-- BEGIN DATASET RECORDS --
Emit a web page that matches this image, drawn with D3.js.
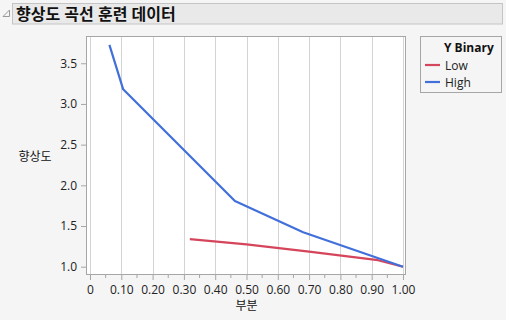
<!DOCTYPE html>
<html>
<head>
<meta charset="utf-8">
<script src="https://cdn.jsdelivr.net/npm/d3@7"></script>
<style>
  body { margin: 0; background: #f5f5f5; }
  text { font-family: "Segoe UI", "Open Sans", "Noto Sans CJK KR", sans-serif; }
</style>
</head>
<body>
<svg id="chart" width="506" height="320"></svg>
<script>
// data
var titleText = "향상도 곡선 훈련 데이터";
var xLabel = "부분";
var yLabel = "향상도";
var legendTitle = "Y Binary";
var seriesNames = ["Low", "High"];
var seriesColors = ["#d5455b", "#4270db"];
var lowX = [0.319, 0.50, 0.70, 0.92, 1.00];
var lowY = [1.338, 1.275, 1.185, 1.08, 1.00];
var highX = [0.062, 0.106, 0.463, 0.681, 1.00];
var highY = [3.725, 3.18, 1.808, 1.424, 1.00];
var xTicks = [0, 0.1, 0.2, 0.3, 0.4, 0.5, 0.6, 0.7, 0.8, 0.9, 1.0];
var yTicks = [1.0, 1.5, 2.0, 2.5, 3.0, 3.5];

var svg = d3.select("#chart");
var frame = {left: 86, top: 36, right: 406, bottom: 275};

var x = d3.scaleLinear().domain([-0.0128, 1.0096]).range([frame.left, frame.right]);
var y = d3.scaleLinear().domain([0.898, 3.835]).range([frame.bottom, frame.top]);

// title bar
svg.append("path")
  .attr("d", "M3,16.5 L9.5,10 L9.5,16.5 Z")
  .attr("fill", "none")
  .attr("stroke", "#999")
  .attr("stroke-width", 1);
svg.append("rect")
  .attr("x", 12.5).attr("y", 3.5).attr("width", 490).attr("height", 20.5)
  .attr("fill", "#e9e9e9").attr("stroke", "#c4c4c4");
svg.append("text")
  .attr("x", 16).attr("y", 20)
  .attr("font-size", 16).attr("font-weight", "bold")
  .attr("font-family", "'Noto Sans CJK KR', sans-serif")
  .attr("fill", "#111")
  .text(titleText);

// plot background
svg.append("rect")
  .attr("x", frame.left).attr("y", frame.top)
  .attr("width", frame.right - frame.left).attr("height", frame.bottom - frame.top)
  .attr("fill", "#fff");

// vertical grid
svg.append("g").selectAll("line").data(xTicks).join("line")
  .attr("x1", d => Math.round(x(d)) + 0.5).attr("x2", d => Math.round(x(d)) + 0.5)
  .attr("y1", frame.top).attr("y2", frame.bottom)
  .attr("stroke", "#d4d4d4").attr("stroke-width", 1);

// frame
svg.append("rect")
  .attr("x", frame.left + 0.5).attr("y", frame.top + 0.5)
  .attr("width", frame.right - frame.left - 1).attr("height", frame.bottom - frame.top - 1)
  .attr("fill", "none").attr("stroke", "#a6a6a6");

// x axis
var xMinor = d3.range(0.05, 1.0, 0.1);
var xAxisG = svg.append("g").attr("transform", "translate(0," + frame.bottom + ")");
xAxisG.call(d3.axisBottom(x).tickValues(xTicks).tickSize(5).tickPadding(5)
  .tickFormat(d => d === 0 ? "0" : d3.format(".2f")(d)));
xAxisG.append("g").selectAll("line").data(xMinor).join("line")
  .attr("x1", d => x(d)).attr("x2", d => x(d)).attr("y1", 0).attr("y2", 3)
  .attr("stroke", "#a6a6a6");
xAxisG.select(".domain").remove();
xAxisG.selectAll(".tick line").attr("stroke", "#a6a6a6");
xAxisG.selectAll("text").attr("font-size", 12).attr("fill", "#222")
  .attr("font-family", "'Segoe UI', 'Open Sans', sans-serif");

// y axis
var yAxisG = svg.append("g").attr("transform", "translate(" + frame.left + ",0)");
yAxisG.call(d3.axisLeft(y).tickValues(yTicks).tickSize(5).tickPadding(4).tickFormat(d3.format(".1f")));
yAxisG.select(".domain").remove();
yAxisG.selectAll(".tick line").attr("stroke", "#a6a6a6");
yAxisG.selectAll("text").attr("font-size", 12).attr("fill", "#222")
  .attr("font-family", "'Segoe UI', 'Open Sans', sans-serif");

// axis labels
svg.append("text")
  .attr("x", x(0.5)).attr("y", 310).attr("text-anchor", "middle")
  .attr("font-size", 12).attr("fill", "#111")
  .attr("font-family", "'Noto Sans CJK KR', sans-serif")
  .text(xLabel);
svg.append("text")
  .attr("x", 35).attr("y", 161).attr("text-anchor", "middle")
  .attr("font-size", 12).attr("fill", "#111")
  .attr("font-family", "'Noto Sans CJK KR', sans-serif")
  .text(yLabel);

// lines
var line = d3.line().x(d => x(d[0])).y(d => y(d[1]));
var series = [
  d3.zip(lowX, lowY),
  d3.zip(highX, highY)
];
svg.append("g").selectAll("path").data(series).join("path")
  .attr("d", line)
  .attr("fill", "none")
  .attr("stroke", (d, i) => seriesColors[i])
  .attr("stroke-width", 2.2)
  .attr("stroke-linejoin", "round");

// legend
var lg = svg.append("g");
lg.append("rect")
  .attr("x", 420.5).attr("y", 36.5).attr("width", 81).attr("height", 56)
  .attr("fill", "#f5f5f5").attr("stroke", "#a6a6a6");
lg.append("text")
  .attr("x", 444).attr("y", 52)
  .attr("font-size", 12).attr("font-weight", "bold").attr("fill", "#111")
  .text(legendTitle);
var items = lg.selectAll("g.item").data(seriesNames).join("g")
  .attr("class", "item")
  .attr("transform", (d, i) => "translate(0," + (65 + i * 17) + ")");
items.append("line")
  .attr("x1", 425).attr("x2", 440).attr("y1", 0).attr("y2", 0)
  .attr("stroke", (d, i) => seriesColors[i]).attr("stroke-width", 2.2);
items.append("text")
  .attr("x", 445).attr("y", 4.5)
  .attr("font-size", 12).attr("fill", "#222")
  .text(d => d);
</script>
</body>
</html>
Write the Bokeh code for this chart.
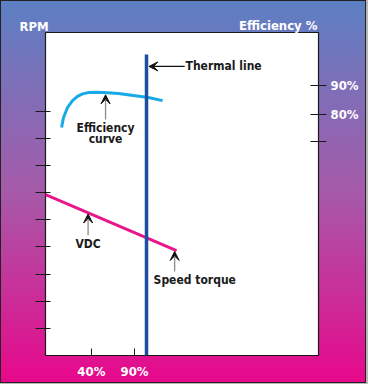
-- END DATASET RECORDS --
Reproduce the full listing faithfully, but do not carry over any pictures.

Emit a web page that matches this image, drawn with D3.js.
<!DOCTYPE html>
<html>
<head>
<meta charset="utf-8">
<script src="https://cdn.jsdelivr.net/npm/d3@7"></script>
<style>
  body { margin: 0; background: #f5f5f5; }
  text { font-family: "Segoe UI", "Open Sans", "Noto Sans CJK KR", sans-serif; }
</style>
</head>
<body>
<svg id="chart" width="506" height="320"></svg>
<script>
// data
var titleText = "향상도 곡선 훈련 데이터";
var xLabel = "부분";
var yLabel = "향상도";
var legendTitle = "Y Binary";
var seriesNames = ["Low", "High"];
var seriesColors = ["#d5455b", "#4270db"];
var lowX = [0.319, 0.50, 0.70, 0.92, 1.00];
var lowY = [1.338, 1.275, 1.185, 1.08, 1.00];
var highX = [0.062, 0.106, 0.463, 0.681, 1.00];
var highY = [3.725, 3.18, 1.808, 1.424, 1.00];
var xTicks = [0, 0.1, 0.2, 0.3, 0.4, 0.5, 0.6, 0.7, 0.8, 0.9, 1.0];
var yTicks = [1.0, 1.5, 2.0, 2.5, 3.0, 3.5];

var svg = d3.select("#chart");
var frame = {left: 86, top: 36, right: 406, bottom: 275};

var x = d3.scaleLinear().domain([-0.0128, 1.0096]).range([frame.left, frame.right]);
var y = d3.scaleLinear().domain([0.898, 3.835]).range([frame.bottom, frame.top]);

// title bar
svg.append("path")
  .attr("d", "M3,16.5 L9.5,10 L9.5,16.5 Z")
  .attr("fill", "none")
  .attr("stroke", "#999")
  .attr("stroke-width", 1);
svg.append("rect")
  .attr("x", 12.5).attr("y", 3.5).attr("width", 490).attr("height", 20.5)
  .attr("fill", "#e9e9e9").attr("stroke", "#c4c4c4");
svg.append("text")
  .attr("x", 16).attr("y", 20)
  .attr("font-size", 16).attr("font-weight", "bold")
  .attr("font-family", "'Noto Sans CJK KR', sans-serif")
  .attr("fill", "#111")
  .text(titleText);

// plot background
svg.append("rect")
  .attr("x", frame.left).attr("y", frame.top)
  .attr("width", frame.right - frame.left).attr("height", frame.bottom - frame.top)
  .attr("fill", "#fff");

// vertical grid
svg.append("g").selectAll("line").data(xTicks).join("line")
  .attr("x1", d => Math.round(x(d)) + 0.5).attr("x2", d => Math.round(x(d)) + 0.5)
  .attr("y1", frame.top).attr("y2", frame.bottom)
  .attr("stroke", "#d4d4d4").attr("stroke-width", 1);

// frame
svg.append("rect")
  .attr("x", frame.left + 0.5).attr("y", frame.top + 0.5)
  .attr("width", frame.right - frame.left - 1).attr("height", frame.bottom - frame.top - 1)
  .attr("fill", "none").attr("stroke", "#a6a6a6");

// x axis
var xMinor = d3.range(0.05, 1.0, 0.1);
var xAxisG = svg.append("g").attr("transform", "translate(0," + frame.bottom + ")");
xAxisG.call(d3.axisBottom(x).tickValues(xTicks).tickSize(5).tickPadding(5)
  .tickFormat(d => d === 0 ? "0" : d3.format(".2f")(d)));
xAxisG.append("g").selectAll("line").data(xMinor).join("line")
  .attr("x1", d => x(d)).attr("x2", d => x(d)).attr("y1", 0).attr("y2", 3)
  .attr("stroke", "#a6a6a6");
xAxisG.select(".domain").remove();
xAxisG.selectAll(".tick line").attr("stroke", "#a6a6a6");
xAxisG.selectAll("text").attr("font-size", 12).attr("fill", "#222")
  .attr("font-family", "'Segoe UI', 'Open Sans', sans-serif");

// y axis
var yAxisG = svg.append("g").attr("transform", "translate(" + frame.left + ",0)");
yAxisG.call(d3.axisLeft(y).tickValues(yTicks).tickSize(5).tickPadding(4).tickFormat(d3.format(".1f")));
yAxisG.select(".domain").remove();
yAxisG.selectAll(".tick line").attr("stroke", "#a6a6a6");
yAxisG.selectAll("text").attr("font-size", 12).attr("fill", "#222")
  .attr("font-family", "'Segoe UI', 'Open Sans', sans-serif");

// axis labels
svg.append("text")
  .attr("x", x(0.5)).attr("y", 310).attr("text-anchor", "middle")
  .attr("font-size", 12).attr("fill", "#111")
  .attr("font-family", "'Noto Sans CJK KR', sans-serif")
  .text(xLabel);
svg.append("text")
  .attr("x", 35).attr("y", 161).attr("text-anchor", "middle")
  .attr("font-size", 12).attr("fill", "#111")
  .attr("font-family", "'Noto Sans CJK KR', sans-serif")
  .text(yLabel);

// lines
var line = d3.line().x(d => x(d[0])).y(d => y(d[1]));
var series = [
  d3.zip(lowX, lowY),
  d3.zip(highX, highY)
];
svg.append("g").selectAll("path").data(series).join("path")
  .attr("d", line)
  .attr("fill", "none")
  .attr("stroke", (d, i) => seriesColors[i])
  .attr("stroke-width", 2.2)
  .attr("stroke-linejoin", "round");

// legend
var lg = svg.append("g");
lg.append("rect")
  .attr("x", 420.5).attr("y", 36.5).attr("width", 81).attr("height", 56)
  .attr("fill", "#f5f5f5").attr("stroke", "#a6a6a6");
lg.append("text")
  .attr("x", 444).attr("y", 52)
  .attr("font-size", 12).attr("font-weight", "bold").attr("fill", "#111")
  .text(legendTitle);
var items = lg.selectAll("g.item").data(seriesNames).join("g")
  .attr("class", "item")
  .attr("transform", (d, i) => "translate(0," + (65 + i * 17) + ")");
items.append("line")
  .attr("x1", 425).attr("x2", 440).attr("y1", 0).attr("y2", 0)
  .attr("stroke", (d, i) => seriesColors[i]).attr("stroke-width", 2.2);
items.append("text")
  .attr("x", 445).attr("y", 4.5)
  .attr("font-size", 12).attr("fill", "#222")
  .text(d => d);
</script>
</body>
</html>
Write the Bokeh code for this chart.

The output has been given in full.